Yesterday, BDN blogger Ethan Strimling released some results from a poll of potential Democratic primary voters in the Second Congressional District. I have a number of questions about the poll and the reporting, but the biggest problem by far is that Strimling has refused to say which candidate sponsored the poll.
The sponsorship of a poll is the most basic and probably most important thing to disclose when writing about a public opinion survey. It’s the first item on the list of minimum disclosure standards for both the American Association of Public Opinion Researchers (of which I’m a member) and the National Council on Public Polls.

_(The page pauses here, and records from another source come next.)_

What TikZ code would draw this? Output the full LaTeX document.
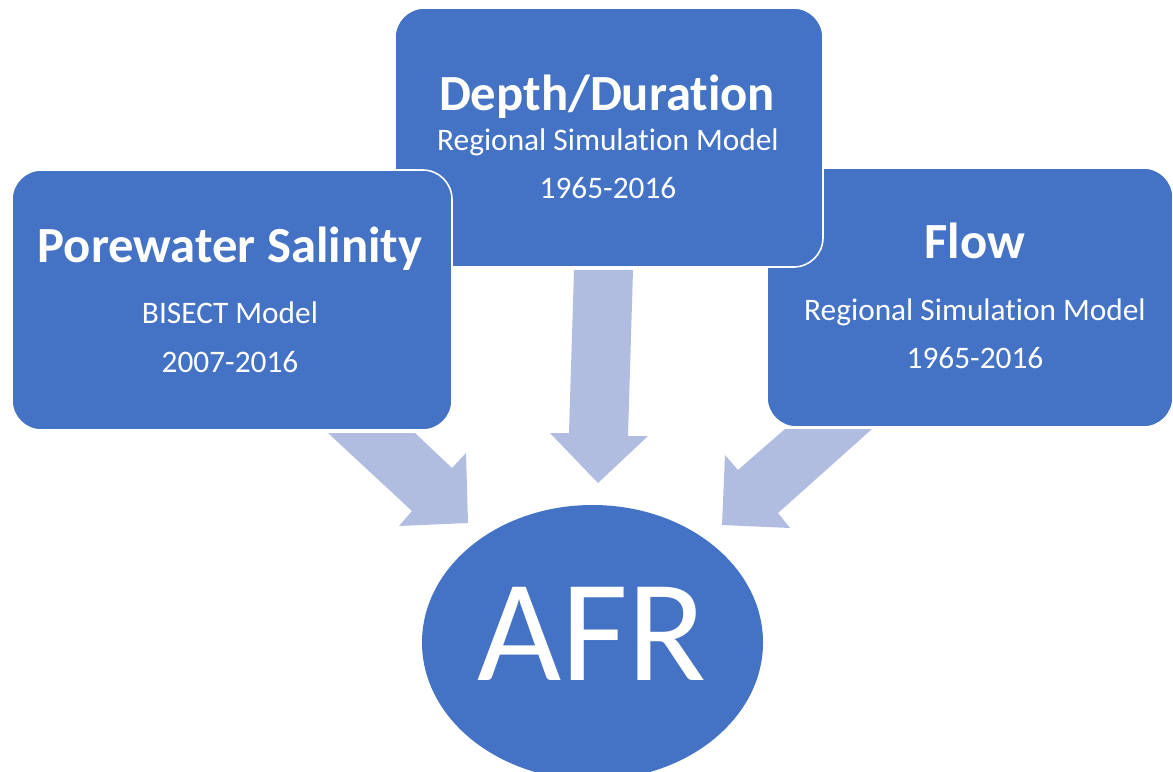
\documentclass[tikz,border=0pt]{standalone}
\usepackage{fontspec}
\setmainfont{Carlito}[RawFeature={-liga}]
\usetikzlibrary{shapes.geometric}
\definecolor{boxblue}{RGB}{68,114,196}
\definecolor{arrowblue}{RGB}{176,189,224}
\tikzset{
  card/.style={rectangle, rounded corners=22pt, fill=boxblue, draw=white, line width=1.2pt, inner sep=0pt},
  title/.style={anchor=base, inner sep=0pt, text=white, font=\fontsize{38}{44}\selectfont\bfseries},
  sub/.style={anchor=base, inner sep=0pt, text=white, font=\fontsize{23.5}{27}\selectfont},
  blockarrow/.style={fill=arrowblue, draw=none}
}
\begin{document}
\begin{tikzpicture}[x=0.75pt,y=-0.75pt]
\clip (0,0) rectangle (1173,771);
\fill[white] (0,0) rectangle (1173,771);
% block arrows (behind the boxes)
\fill[blockarrow] (574,270) -- (633,270) -- (628,436) -- (648,436) -- (598,483) -- (550,433) -- (569,433) -- cycle;
\fill[blockarrow] (328,433) -- (415,433) -- (452,468) -- (466,453) -- (468,523) -- (399,526) -- (412,511) -- cycle;
\fill[blockarrow] (785,429) -- (872,429) -- (778,513) -- (790,528) -- (722,525) -- (725,455) -- (738,470) -- cycle;
% boxes
\node[card, minimum width=406*0.75pt, minimum height=259*0.75pt] (flowbox) at (970,297.5) {};
\node[card, minimum width=428*0.75pt, minimum height=259*0.75pt] (depthbox) at (609,137.5) {};
\node[card, minimum width=440*0.75pt, minimum height=260*0.75pt] (salbox) at (232,300) {};
% texts
\node[title] (deptht) at (607,110) {Depth/Duration};
\node[sub] (depths1) at (608,150) {Regional Simulation Model};
\node[sub] (depths2) at (608,198) {1965-2016};
\node[title] (salt) at (230,262) {Porewater Salinity};
\node[sub] (sals1) at (230,323) {BISECT Model};
\node[sub] (sals2) at (230,372) {2007-2016};
\node[title] (flowt) at (975,258) {Flow};
\node[sub] (flows1) at (975,320) {Regional Simulation Model};
\node[sub] (flows2) at (975,368) {1965-2016};
% AFR
\node[ellipse, fill=boxblue, draw=none, minimum width=341*0.75pt, minimum height=275*0.75pt, inner sep=0pt] (afr) at (592.5,642.5) {};
\node[anchor=base, inner sep=0pt, text=white, font=\fontsize{109}{120}\selectfont] (afrt) at (592,680) {AFR};
\end{tikzpicture}
\end{document}
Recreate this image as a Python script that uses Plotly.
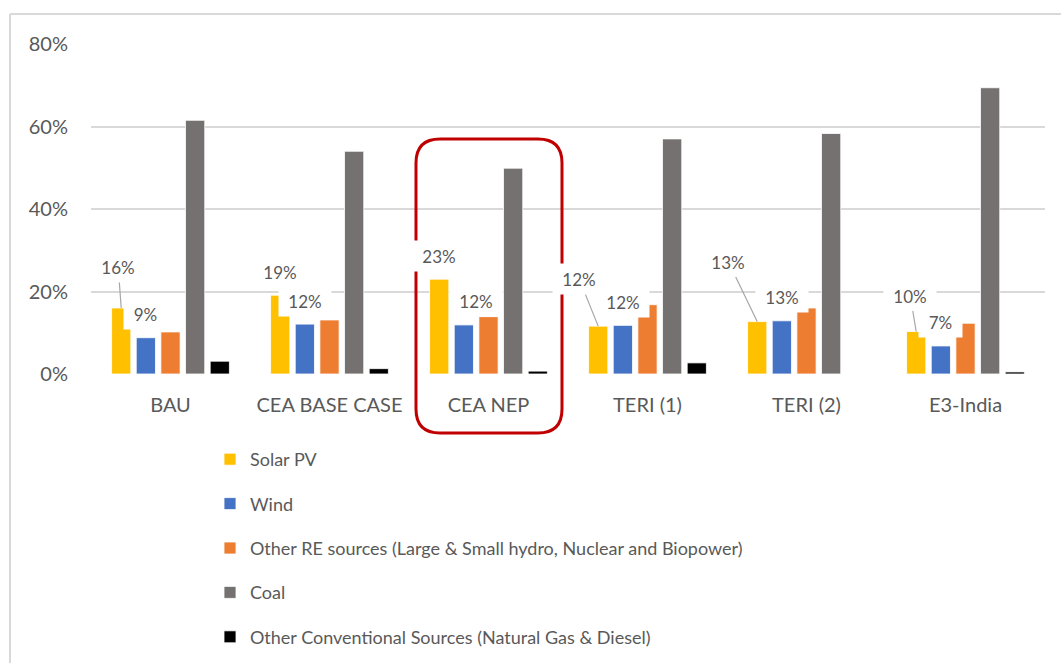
import plotly.graph_objects as go

# ---------------- data ----------------
categories = ["BAU", "CEA BASE CASE", "CEA NEP", "TERI (1)", "TERI (2)", "E3-India"]
series_names = [
    "Solar PV",
    "Wind",
    "Other RE sources (Large & Small hydro, Nuclear and Biopower)",
    "Coal",
    "Other Conventional Sources (Natural Gas & Diesel)",
]
solar = [0.160, 0.191, 0.230, 0.116, 0.127, 0.103]
wind = [0.088, 0.121, 0.119, 0.118, 0.129, 0.068]
other_re = [0.102, 0.131, 0.139, 0.168, 0.160, 0.123]
coal = [0.615, 0.540, 0.499, 0.570, 0.583, 0.694]
other_conv = [0.031, 0.013, 0.007, 0.027, 0.0, 0.005]
colors = ["#FFC000", "#4472C4", "#ED7D31", "#767171", "#000000"]
y_tick_vals = [0, 0.2, 0.4, 0.6, 0.8]
y_tick_text = ["0%", "20%", "40%", "60%", "80%"]

# label placement (pixel offsets), None = label just above bar
solar_leader = [(-3, -41), None, None, (-19, -47), (-29, -60), (-6, -36)]
wind_label_xshift = [0, 0, 12, 0, 0, 0]

# ---------------- layout geometry ----------------
W, H = 1061, 663
L, R, T, B = 91, 16, 44, 289
PW, PH = W - L - R, H - T - B
BARGAP = 0.225
N_SER = 5
SLOT = (1 - BARGAP) / N_SER


def px_x(p):
    return (p - L) / PW


def px_y(p):
    return (H - B - p) / PH


TEXT = "#595959"
GRID = "#D9D9D9"
FONT = "Lato"

all_series = [solar, wind, other_re, coal, other_conv]

fig = go.Figure()
for i, (name, vals) in enumerate(zip(series_names, all_series)):
    fig.add_trace(
        go.Bar(
            x=categories,
            y=vals,
            name=name,
            legendgroup=f"g{i}",
            marker=dict(color=colors[i], line=dict(color="white", width=0.8)),
        )
    )


def pct(v):
    return f"{round(v * 100)}%"


def bar_x(ci, si):
    return ci + (si - (N_SER - 1) / 2) * SLOT


annotations = []
for ci, cat in enumerate(categories):
    # solar label
    lab_w = 44 if len(pct(solar[ci])) == 3 else 35
    lead = solar_leader[ci]
    common = dict(
        xref="x", yref="y", text=pct(solar[ci]), bgcolor="white", borderpad=4,
        width=lab_w, height=22, font=dict(family=FONT, size=17, color=TEXT),
    )
    if lead is None:
        annotations.append(dict(x=bar_x(ci, 0), y=solar[ci], showarrow=False, yshift=23.5, **common))
    else:
        annotations.append(dict(
            x=bar_x(ci, 0), y=solar[ci], showarrow=True, arrowhead=0, arrowwidth=1.2,
            arrowcolor="#A6A6A6", ax=lead[0], ay=lead[1], standoff=0, **common))
    # wind label
    lab_w = 44 if len(pct(wind[ci])) == 3 else 35
    annotations.append(dict(
        xref="x", yref="y", x=bar_x(ci, 1), y=wind[ci], text=pct(wind[ci]),
        showarrow=False, yshift=23.5, xshift=wind_label_xshift[ci],
        bgcolor="white", borderpad=4, width=lab_w, height=22,
        font=dict(family=FONT, size=17, color=TEXT),
    ))

# rounded highlight box around CEA NEP
x0, x1, y0, y1, r = 416, 562, 139, 433, 24
pts = [
    ("M", (x0 + r, y0)), ("L", (x1 - r, y0)), ("Q", (x1, y0), (x1, y0 + r)),
    ("L", (x1, y1 - r)), ("Q", (x1, y1), (x1 - r, y1)), ("L", (x0 + r, y1)),
    ("Q", (x0, y1), (x0, y1 - r)), ("L", (x0, y0 + r)), ("Q", (x0, y0), (x0 + r, y0)),
]
path = ""
for item in pts:
    cmd = item[0]
    coords = " ".join(f"{px_x(px):.5f},{px_y(py):.5f}" for px, py in item[1:])
    path += f"{cmd} {coords} "
path += "Z"

shapes = [
    dict(type="path", xref="paper", yref="paper", path=path,
         line=dict(color="#C00000", width=3), fillcolor="rgba(0,0,0,0)"),
    # chart area border (left and top)
    dict(type="line", xref="paper", yref="paper", x0=px_x(10), x1=px_x(10),
         y0=px_y(14), y1=px_y(H + 5), line=dict(color=GRID, width=2)),
    dict(type="line", xref="paper", yref="paper", x0=px_x(10), x1=px_x(W + 5),
         y0=px_y(14), y1=px_y(14), line=dict(color=GRID, width=2)),
]

fig.update_layout(
    width=W, height=H,
    margin=dict(l=L, r=R, t=T, b=B, pad=0, autoexpand=False),
    paper_bgcolor="white", plot_bgcolor="white",
    barmode="group", bargap=BARGAP, bargroupgap=0.22,
    font=dict(family=FONT, color=TEXT),
    showlegend=True,
    legend=dict(
        orientation="v", xref="paper", x=px_x(210), xanchor="left",
        yref="container", y=(H - 441) / H, yanchor="top",
        font=dict(family=FONT, size=18, color=TEXT), tracegroupgap=18,
        bgcolor="rgba(0,0,0,0)", traceorder="grouped",
    ),
    xaxis=dict(
        type="category", showgrid=False, zeroline=False, showline=False, ticks="",
        tickfont=dict(family=FONT, size=20, color=TEXT), ticklabelstandoff=17,
    ),
    yaxis=dict(
        range=[0, 0.8], tickvals=y_tick_vals, ticktext=y_tick_text,
        showgrid=True, gridcolor=GRID, gridwidth=1.5, zeroline=False, showline=False,
        ticks="", tickfont=dict(family=FONT, size=20, color=TEXT), ticklabelstandoff=22,
    ),
    annotations=annotations,
    shapes=shapes,
)

fig.write_html(
    "out.html",
    config={"displayModeBar": False},
    post_script="document.body.style.margin='0';",
)
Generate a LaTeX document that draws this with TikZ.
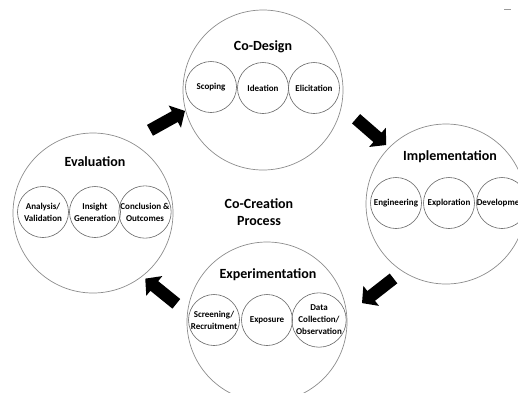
\documentclass[tikz,border=0pt]{standalone}
\usepackage{fontspec}
\setmainfont{Carlito}
\usetikzlibrary{shapes.arrows}

\begin{document}
\begin{tikzpicture}[x=1pt,y=-1pt]
      \clip (0,0) rectangle (518,392);
      \tikzset{Big/.style = {shape=circle, draw=black!45, line width=0.7pt, minimum size=160pt, inner sep=0pt}}
      \tikzset{Sub/.style = {shape=circle, draw=black!60, line width=0.6pt, minimum size=51pt, inner sep=0pt, align=center, text=black, font=\bfseries\fontsize{9}{12}\selectfont}}
      \tikzset{Head/.style = {text=black, font=\bfseries\fontsize{14}{17}\selectfont, align=center}}
      \tikzset{Flow/.style = {single arrow, fill=black, draw=none, minimum height=40pt, inner xsep=0pt, inner ysep=6pt, single arrow head extend=6.5pt, single arrow tip angle=95}}
      % the four stages
      \node[Big](cd) at (263,90) {};
      \node[Big](im) at (446,204) {};
      \node[Big](ev) at (93,213) {};
      \node[Big](ex) at (267,322) {};
      \node[Head](cdt) at (263,47) {Co-Design};
      \node[Head](imt) at (450,157) {Implementation};
      \node[Head](evt) at (95,162) {Evaluation};
      \node[Head](ext) at (268,275) {Experimentation};
      \node[Head](cc) at (259,212) {Co-Creation\\Process};
      % activities inside each stage
      \node[Sub](cd1) at (211,87) {Scoping};
      \node[Sub](cd2) at (263,88) {Ideation};
      \node[Sub](cd3) at (314,88) {Elicitation};
      \node[Sub](im1) at (396,203) {Engineering};
      \node[Sub](im2) at (449,203) {Exploration};
      \node[Sub](im3) at (502,203) {Development};
      \node[Sub](ev1) at (43,212) {Analysis/\\Validation};
      \node[Sub](ev2) at (95,212) {Insight\\Generation};
      \node[Sub](ev3) at (145,212) {Conclusion \&\\Outcomes};
      \node[Sub](ex1) at (214,320) {Screening/\\Recruitment};
      \node[Sub](ex2) at (267,320) {Exposure};
      \node[Sub](ex3) at (319,320) {Data\\Collection/\\Observation};
      % cycle arrows
      \node[Flow,rotate=29](f1) at (165,122) {};
      \node[Flow,rotate=-41](f2) at (369,130) {};
      \node[Flow,rotate=-142](f3) at (380,289) {};
      \node[Flow,rotate=141](f4) at (163,293) {};
      \draw[black!40,line width=1pt](504,9) -- (511,9);
    \end{tikzpicture}
\end{document}
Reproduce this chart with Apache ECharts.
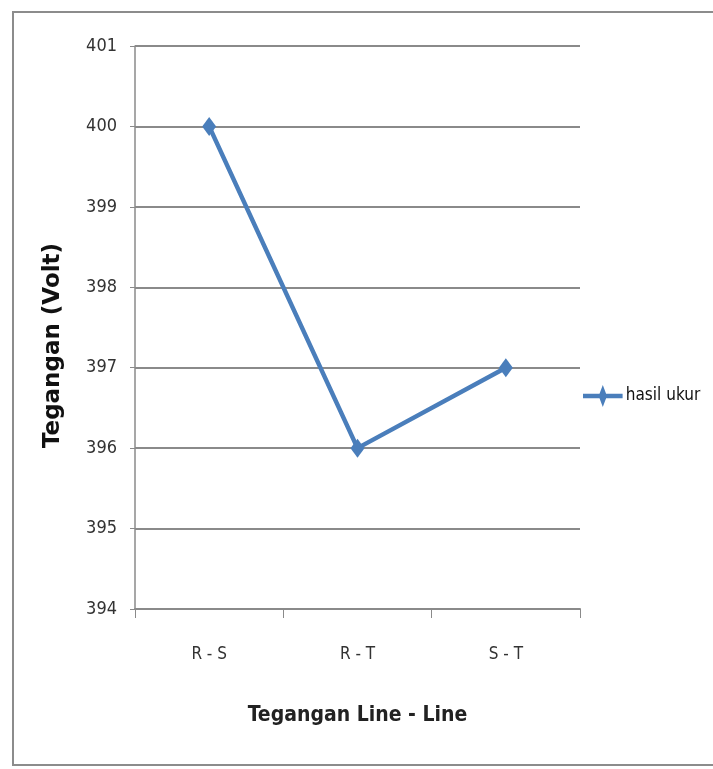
<!DOCTYPE html>
<html><head><meta charset="utf-8">
<script src="https://cdn.jsdelivr.net/npm/echarts@6/dist/echarts.min.js"></script>
<style>html,body{margin:0;padding:0;background:#fff}#c{width:713px;height:769px}</style>
</head><body><div id="c"></div>
<script>
const categories = ['R - S', 'R - T', 'S - T'];
const hasilUkur = [400, 396, 397];
const seriesName = 'hasil ukur';
const yMin = 394, yMax = 401, yStep = 1;
const xTitle = 'Tegangan Line - Line';
const yTitle = 'Tegangan (Volt)';
const narrow = '"DejaVu Sans Condensed", "Liberation Sans Narrow", "Roboto Condensed", Lato, sans-serif';

const chart = echarts.init(document.getElementById('c'));
chart.setOption({
  animation: false,
  backgroundColor: '#fff',
  graphic: [{type:'rect', shape:{x:13,y:12,width:720,height:753}, style:{fill:'none', stroke:'#8c8c8c', lineWidth:2}, silent:true}],
  grid: {left:135, right:133, top:46, bottom:160},
  legend: {
    data:[{name:seriesName, icon:'path://M0,8L15,8L18,0L21,8L36,8L36,12L21,12L18,20L15,12L0,12Z'}],
    left:578, top:380, itemWidth:44, itemHeight:22, itemGap:4,
    textStyle:{fontFamily:narrow, fontSize:17, color:'#111', padding:[0,0,0,-4]}
  },
  xAxis: {
    type:'category', data:categories, boundaryGap:true,
    name:xTitle, nameLocation:'middle', nameGap:96,
    nameTextStyle:{fontFamily:narrow, fontSize:21, fontWeight:'bold', color:'#222'},
    axisLine:{lineStyle:{color:'#8a8a8a', width:2}},
    axisTick:{show:true, length:9, alignWithLabel:false, lineStyle:{color:'#8a8a8a', width:1}},
    axisLabel:{fontFamily:narrow, fontSize:17, color:'#333', margin:37}
  },
  yAxis: {
    type:'value', min:yMin, max:yMax, interval:yStep,
    name:yTitle, nameLocation:'middle', nameGap:70, nameRotate:90,
    nameTextStyle:{fontFamily:'"DejaVu Sans", sans-serif', fontSize:23, fontWeight:'bold', color:'#111', padding:[0,36,0,0]},
    axisLine:{show:true, lineStyle:{color:'#8a8a8a', width:1.5}},
    axisTick:{show:true, length:5, lineStyle:{color:'#8a8a8a'}},
    axisLabel:{fontFamily:narrow, fontSize:18, color:'#333', margin:18},
    splitLine:{lineStyle:{color:'#8a8a8a', width:2}}
  },
  series: [{
    name:seriesName, type:'line', data:hasilUkur,
    symbol:'diamond', symbolSize:[14,19],
    lineStyle:{color:'#4a7ebb', width:4.5},
    itemStyle:{color:'#4a7ebb'}
  }]
});
</script></body></html>
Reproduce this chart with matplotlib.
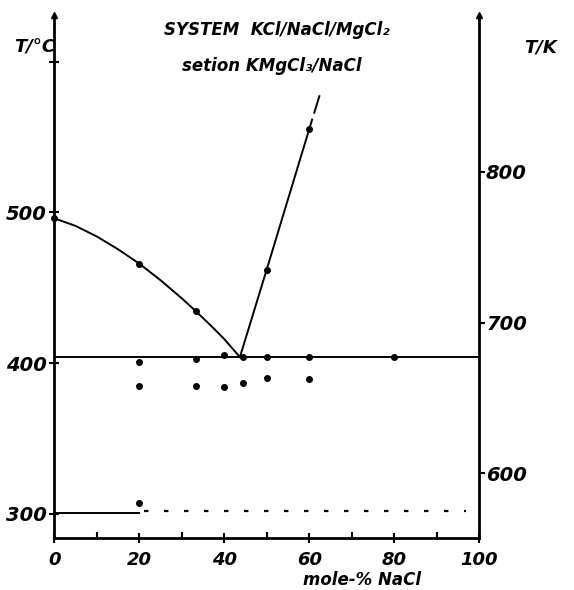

The reason why is simple. Even if we set aside conscious or unconscious bias from a hired pollster towards their candidate, (and this poll was conducted by PPP, a Democratic pollster with a sterling reputation) polls can vary quite a bit just from statistical deviation. In this case, based on the margins of error, the top three candidates could easily be off by around 3% each. It could almost as easily have shown Mills ahead and Baldacci in third. Additionally, these numbers are for the 95% confidence level, which means that even the best pollster using perfect methodology has an additional 5% chance of being even farther off than the statistical margins.
Campaigns usually only release polls when they fit a narrative that they’re trying to encourage and may do so even for polls that they know are outliers. An analysis by Nate Silver found that internal polls (which are usually done by reputable pollsters) overstate the standing of the candidate they’re affiliated with by an average of six points, likely mostly because of this kind of selection bias.
In his post and in follow-up conversations on Facebook and Twitter, Strimling claims that he has examined the poll and has determined that it is accurate. This is both incorrect and missing the point. Unless he has personally and exactly surveyed every Democratic voter in the Second District, he doesn’t have the ability to judge a poll’s real accuracy, only its methods and likely basic statistical variability. That isn’t enough. Without knowing the sponsor, people who read his post can’t fully evaluate the poll for themselves and take into account the potential effect of selection bias in favor of the candidate who paid for it.
Even if basic disclosure practices had been followed, there would be other, major problems with the way this poll was released.
This early, in this kind of election, the horse race results aren’t very useful. Most people aren’t even aware there’s an election coming up and aren’t familiar with the candidates. The field will also likely change dramatically before the vote, as potential candidates choose whether or not to run. That’s why the most important numbers at this point are the favorability ratings and name recognition scores. If, for instance, Troy Jackson had a lower unfavorable rating and lower name recognition than Janet Mills, then he could have a much greater ability to expand his support and win the actual election than she does, despite the horse race results. Strimling apparently had access to the entire poll but chose not to share these important numbers.
Additionally, in his post, Strimling explains that the top three candidates are in a statistical dead heat in a “lead pack,” but he doesn’t use the same caution in his headline, implying there that Baldacci is ahead, Cain is in second and Mills is in third. This is misleading, and especially so for the many people who will see the headline on another website or on social media and not click through and read the entire post.
This isn’t the first time that Strimling has released a poll without following basic disclosure practices, nor the first time that I’ve taken issue with it. If he wants to be taken seriously on issues of public opinion, he should immediately disclose this poll’s sponsor, release the full results and change the misleading headline.